THE PROBLEM
Reproduce only this span: the line containing "Generate a LaTeX", the line containing "(0,0) rectangle (505,-836);", and every line between them, all exactly as given.

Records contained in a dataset
___

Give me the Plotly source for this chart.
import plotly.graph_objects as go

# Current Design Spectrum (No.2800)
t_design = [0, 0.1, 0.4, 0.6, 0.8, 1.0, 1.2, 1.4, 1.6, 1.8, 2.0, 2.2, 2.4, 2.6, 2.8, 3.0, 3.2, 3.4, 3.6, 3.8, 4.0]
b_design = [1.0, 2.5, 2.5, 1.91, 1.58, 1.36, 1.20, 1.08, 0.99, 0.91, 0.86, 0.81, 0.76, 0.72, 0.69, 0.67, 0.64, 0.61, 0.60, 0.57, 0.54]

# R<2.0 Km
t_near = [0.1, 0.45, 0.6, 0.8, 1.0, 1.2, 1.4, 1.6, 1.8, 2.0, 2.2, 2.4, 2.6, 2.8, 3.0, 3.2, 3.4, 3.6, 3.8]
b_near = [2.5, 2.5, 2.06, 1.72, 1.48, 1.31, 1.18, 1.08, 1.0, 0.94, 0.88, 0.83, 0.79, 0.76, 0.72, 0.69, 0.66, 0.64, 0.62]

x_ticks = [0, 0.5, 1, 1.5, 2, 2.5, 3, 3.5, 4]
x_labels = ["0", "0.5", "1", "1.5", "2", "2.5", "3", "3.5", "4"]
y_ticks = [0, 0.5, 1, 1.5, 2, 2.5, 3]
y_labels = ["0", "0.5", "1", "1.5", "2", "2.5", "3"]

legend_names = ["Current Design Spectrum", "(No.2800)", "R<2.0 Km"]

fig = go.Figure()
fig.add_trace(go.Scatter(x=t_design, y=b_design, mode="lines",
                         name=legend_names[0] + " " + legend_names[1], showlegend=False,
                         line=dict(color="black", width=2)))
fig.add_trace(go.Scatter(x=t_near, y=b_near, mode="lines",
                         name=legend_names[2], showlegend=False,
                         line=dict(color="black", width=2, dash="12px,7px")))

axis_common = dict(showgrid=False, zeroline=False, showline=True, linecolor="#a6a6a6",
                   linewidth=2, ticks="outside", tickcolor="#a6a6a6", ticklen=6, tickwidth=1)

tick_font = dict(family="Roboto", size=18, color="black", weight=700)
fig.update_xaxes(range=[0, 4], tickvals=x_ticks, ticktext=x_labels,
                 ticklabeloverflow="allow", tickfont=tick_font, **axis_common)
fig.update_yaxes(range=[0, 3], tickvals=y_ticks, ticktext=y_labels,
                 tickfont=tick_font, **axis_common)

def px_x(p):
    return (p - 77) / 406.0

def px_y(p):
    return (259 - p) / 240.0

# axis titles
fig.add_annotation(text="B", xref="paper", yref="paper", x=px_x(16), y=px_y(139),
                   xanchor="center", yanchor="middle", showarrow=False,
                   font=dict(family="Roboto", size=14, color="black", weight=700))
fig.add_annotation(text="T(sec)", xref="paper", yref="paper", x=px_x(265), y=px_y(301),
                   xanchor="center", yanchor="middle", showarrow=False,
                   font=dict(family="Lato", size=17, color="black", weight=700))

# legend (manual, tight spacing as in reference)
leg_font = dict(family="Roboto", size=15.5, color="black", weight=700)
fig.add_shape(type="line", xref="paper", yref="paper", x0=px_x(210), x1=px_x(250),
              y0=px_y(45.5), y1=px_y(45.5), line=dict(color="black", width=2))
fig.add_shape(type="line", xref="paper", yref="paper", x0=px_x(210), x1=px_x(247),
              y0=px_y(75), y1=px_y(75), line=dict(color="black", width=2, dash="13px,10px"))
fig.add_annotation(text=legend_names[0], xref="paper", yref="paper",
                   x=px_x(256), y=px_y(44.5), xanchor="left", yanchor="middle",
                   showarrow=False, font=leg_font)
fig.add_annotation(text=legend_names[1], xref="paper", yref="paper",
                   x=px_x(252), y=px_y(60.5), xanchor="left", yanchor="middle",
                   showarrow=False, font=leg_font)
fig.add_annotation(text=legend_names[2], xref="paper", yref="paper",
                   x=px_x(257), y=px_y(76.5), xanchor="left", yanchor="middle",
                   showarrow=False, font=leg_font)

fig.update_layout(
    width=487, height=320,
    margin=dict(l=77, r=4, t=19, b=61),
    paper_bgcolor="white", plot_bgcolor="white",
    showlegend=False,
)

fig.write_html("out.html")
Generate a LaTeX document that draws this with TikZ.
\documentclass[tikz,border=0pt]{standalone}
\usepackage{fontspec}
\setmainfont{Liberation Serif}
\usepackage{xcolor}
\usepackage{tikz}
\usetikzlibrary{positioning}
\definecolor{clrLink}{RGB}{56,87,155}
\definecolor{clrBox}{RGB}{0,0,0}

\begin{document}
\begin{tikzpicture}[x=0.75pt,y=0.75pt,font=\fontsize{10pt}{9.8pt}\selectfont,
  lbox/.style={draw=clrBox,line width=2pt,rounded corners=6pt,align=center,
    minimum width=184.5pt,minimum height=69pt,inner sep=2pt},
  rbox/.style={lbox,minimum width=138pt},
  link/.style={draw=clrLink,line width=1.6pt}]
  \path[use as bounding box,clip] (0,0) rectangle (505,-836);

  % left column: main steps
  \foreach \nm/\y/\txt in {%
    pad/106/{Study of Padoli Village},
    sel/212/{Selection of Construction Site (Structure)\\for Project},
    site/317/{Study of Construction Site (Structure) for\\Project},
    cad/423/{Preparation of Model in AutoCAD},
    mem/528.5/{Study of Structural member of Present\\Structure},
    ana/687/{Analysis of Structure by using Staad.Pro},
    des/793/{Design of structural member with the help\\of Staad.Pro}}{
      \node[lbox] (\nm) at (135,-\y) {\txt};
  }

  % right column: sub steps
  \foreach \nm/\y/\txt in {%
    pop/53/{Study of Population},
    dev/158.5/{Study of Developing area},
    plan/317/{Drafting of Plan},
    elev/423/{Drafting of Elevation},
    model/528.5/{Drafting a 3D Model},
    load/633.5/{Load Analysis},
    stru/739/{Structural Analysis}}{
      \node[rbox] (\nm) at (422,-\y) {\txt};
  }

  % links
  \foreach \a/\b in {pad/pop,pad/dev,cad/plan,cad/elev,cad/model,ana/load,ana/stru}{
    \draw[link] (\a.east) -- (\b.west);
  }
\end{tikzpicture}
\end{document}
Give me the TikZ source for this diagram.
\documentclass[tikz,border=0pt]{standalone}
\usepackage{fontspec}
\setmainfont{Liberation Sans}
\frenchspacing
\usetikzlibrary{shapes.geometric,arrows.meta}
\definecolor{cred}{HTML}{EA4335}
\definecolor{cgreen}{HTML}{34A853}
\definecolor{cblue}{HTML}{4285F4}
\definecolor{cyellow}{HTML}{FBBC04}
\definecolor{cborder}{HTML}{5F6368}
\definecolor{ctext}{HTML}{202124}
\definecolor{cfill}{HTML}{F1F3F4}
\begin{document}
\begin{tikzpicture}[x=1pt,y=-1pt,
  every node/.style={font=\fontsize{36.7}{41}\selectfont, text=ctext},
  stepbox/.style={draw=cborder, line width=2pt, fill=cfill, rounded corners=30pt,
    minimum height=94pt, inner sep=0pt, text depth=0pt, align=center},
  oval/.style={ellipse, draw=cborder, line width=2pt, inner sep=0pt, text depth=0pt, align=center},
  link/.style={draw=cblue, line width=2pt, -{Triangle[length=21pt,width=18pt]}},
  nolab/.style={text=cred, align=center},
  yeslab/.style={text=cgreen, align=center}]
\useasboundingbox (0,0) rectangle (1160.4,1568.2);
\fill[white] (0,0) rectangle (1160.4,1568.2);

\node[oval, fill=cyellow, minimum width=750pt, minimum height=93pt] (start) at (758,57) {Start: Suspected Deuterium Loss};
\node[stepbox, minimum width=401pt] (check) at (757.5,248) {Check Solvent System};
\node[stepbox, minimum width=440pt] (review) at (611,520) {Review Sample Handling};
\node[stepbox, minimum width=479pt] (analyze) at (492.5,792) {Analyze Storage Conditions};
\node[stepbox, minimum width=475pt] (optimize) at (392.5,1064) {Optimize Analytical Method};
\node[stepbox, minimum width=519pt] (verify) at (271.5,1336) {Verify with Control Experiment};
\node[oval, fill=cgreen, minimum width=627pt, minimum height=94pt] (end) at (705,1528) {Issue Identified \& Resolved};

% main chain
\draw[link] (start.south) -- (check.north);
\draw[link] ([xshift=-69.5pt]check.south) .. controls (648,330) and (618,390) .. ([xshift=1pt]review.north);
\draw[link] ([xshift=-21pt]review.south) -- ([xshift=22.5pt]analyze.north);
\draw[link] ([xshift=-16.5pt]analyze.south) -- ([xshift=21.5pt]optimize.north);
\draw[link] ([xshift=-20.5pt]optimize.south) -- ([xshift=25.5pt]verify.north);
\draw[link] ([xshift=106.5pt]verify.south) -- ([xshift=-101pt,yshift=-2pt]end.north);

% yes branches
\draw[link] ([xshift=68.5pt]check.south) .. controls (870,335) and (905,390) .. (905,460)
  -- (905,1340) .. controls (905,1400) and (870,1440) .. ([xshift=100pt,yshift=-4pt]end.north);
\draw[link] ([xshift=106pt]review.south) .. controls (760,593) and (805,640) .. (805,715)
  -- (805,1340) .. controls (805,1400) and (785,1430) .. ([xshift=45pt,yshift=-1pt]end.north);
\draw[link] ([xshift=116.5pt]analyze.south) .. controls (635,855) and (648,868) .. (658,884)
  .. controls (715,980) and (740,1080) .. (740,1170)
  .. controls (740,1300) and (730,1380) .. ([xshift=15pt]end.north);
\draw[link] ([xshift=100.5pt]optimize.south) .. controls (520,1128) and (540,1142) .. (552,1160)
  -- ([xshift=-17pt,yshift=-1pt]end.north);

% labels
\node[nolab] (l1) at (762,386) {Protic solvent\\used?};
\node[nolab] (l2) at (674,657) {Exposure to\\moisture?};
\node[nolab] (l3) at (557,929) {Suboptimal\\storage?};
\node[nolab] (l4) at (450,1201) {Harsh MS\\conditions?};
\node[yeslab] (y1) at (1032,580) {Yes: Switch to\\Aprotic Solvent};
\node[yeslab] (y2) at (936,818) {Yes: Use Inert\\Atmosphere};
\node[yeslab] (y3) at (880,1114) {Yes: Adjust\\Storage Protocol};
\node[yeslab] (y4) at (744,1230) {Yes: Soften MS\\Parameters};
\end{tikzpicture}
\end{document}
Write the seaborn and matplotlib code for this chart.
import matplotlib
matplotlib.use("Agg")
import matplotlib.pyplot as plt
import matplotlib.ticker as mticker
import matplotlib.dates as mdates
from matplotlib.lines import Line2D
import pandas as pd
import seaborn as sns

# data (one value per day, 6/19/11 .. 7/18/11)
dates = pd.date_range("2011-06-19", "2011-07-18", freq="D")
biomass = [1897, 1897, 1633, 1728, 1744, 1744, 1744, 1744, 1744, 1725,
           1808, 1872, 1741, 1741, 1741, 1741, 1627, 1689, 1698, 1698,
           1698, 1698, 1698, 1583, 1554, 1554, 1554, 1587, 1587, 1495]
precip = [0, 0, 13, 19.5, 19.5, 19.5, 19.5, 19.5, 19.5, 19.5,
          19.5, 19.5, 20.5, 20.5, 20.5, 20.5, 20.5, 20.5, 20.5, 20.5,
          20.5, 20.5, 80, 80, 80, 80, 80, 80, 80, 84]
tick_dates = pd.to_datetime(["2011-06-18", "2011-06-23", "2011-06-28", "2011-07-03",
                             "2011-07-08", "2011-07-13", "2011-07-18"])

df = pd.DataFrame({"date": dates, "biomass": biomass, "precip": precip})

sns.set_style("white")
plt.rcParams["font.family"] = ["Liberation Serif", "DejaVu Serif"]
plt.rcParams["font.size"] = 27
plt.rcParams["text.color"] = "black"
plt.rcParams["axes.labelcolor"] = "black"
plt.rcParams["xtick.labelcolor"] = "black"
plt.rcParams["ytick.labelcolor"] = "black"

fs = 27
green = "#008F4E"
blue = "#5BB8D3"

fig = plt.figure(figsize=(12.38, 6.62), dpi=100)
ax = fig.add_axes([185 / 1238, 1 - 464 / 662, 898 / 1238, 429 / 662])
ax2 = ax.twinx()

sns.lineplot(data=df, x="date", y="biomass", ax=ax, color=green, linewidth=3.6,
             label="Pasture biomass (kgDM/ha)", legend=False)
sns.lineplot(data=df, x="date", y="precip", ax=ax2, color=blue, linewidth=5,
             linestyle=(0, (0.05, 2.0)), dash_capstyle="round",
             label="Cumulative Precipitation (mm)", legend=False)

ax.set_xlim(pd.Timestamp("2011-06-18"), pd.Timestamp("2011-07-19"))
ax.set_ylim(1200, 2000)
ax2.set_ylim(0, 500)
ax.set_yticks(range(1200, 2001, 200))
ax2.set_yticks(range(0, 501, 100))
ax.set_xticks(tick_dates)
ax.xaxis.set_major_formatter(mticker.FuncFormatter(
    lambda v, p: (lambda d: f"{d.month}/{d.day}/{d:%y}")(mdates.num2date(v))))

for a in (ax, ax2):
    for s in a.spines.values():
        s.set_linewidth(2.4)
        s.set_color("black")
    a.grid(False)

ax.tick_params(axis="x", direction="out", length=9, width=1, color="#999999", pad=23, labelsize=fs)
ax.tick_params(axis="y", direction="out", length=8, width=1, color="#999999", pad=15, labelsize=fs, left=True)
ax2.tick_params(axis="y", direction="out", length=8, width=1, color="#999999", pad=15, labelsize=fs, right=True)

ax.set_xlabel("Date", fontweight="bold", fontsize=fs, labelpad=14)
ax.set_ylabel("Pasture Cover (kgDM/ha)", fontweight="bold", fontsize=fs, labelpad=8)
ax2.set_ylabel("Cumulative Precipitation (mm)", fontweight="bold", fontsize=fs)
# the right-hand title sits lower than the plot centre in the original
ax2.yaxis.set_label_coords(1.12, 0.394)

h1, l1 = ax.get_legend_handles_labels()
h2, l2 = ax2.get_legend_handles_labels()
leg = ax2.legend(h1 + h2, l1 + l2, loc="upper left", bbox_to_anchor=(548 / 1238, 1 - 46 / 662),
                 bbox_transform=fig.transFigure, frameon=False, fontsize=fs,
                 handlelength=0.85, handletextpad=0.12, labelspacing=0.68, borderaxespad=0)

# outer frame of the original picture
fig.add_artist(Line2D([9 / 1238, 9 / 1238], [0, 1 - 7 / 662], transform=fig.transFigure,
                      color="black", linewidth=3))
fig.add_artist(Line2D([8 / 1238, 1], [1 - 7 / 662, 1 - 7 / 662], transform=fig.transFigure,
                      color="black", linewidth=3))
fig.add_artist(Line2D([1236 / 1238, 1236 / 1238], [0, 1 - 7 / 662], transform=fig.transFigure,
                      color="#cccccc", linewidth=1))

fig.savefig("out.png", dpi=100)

___

TASK SOLUTION
Generate a LaTeX document that draws this with TikZ.
\documentclass[tikz,border=0pt]{standalone}
\usepackage{fontspec}
\setmainfont{Liberation Serif}
\usepackage{xcolor}
\usepackage{tikz}
\usetikzlibrary{positioning}
\definecolor{clrLink}{RGB}{56,87,155}
\definecolor{clrBox}{RGB}{0,0,0}

\begin{document}
\begin{tikzpicture}[x=0.75pt,y=0.75pt,font=\fontsize{10pt}{9.8pt}\selectfont,
  lbox/.style={draw=clrBox,line width=2pt,rounded corners=6pt,align=center,
    minimum width=184.5pt,minimum height=69pt,inner sep=2pt},
  rbox/.style={lbox,minimum width=138pt},
  link/.style={draw=clrLink,line width=1.6pt}]
  \path[use as bounding box,clip] (0,0) rectangle (505,-836);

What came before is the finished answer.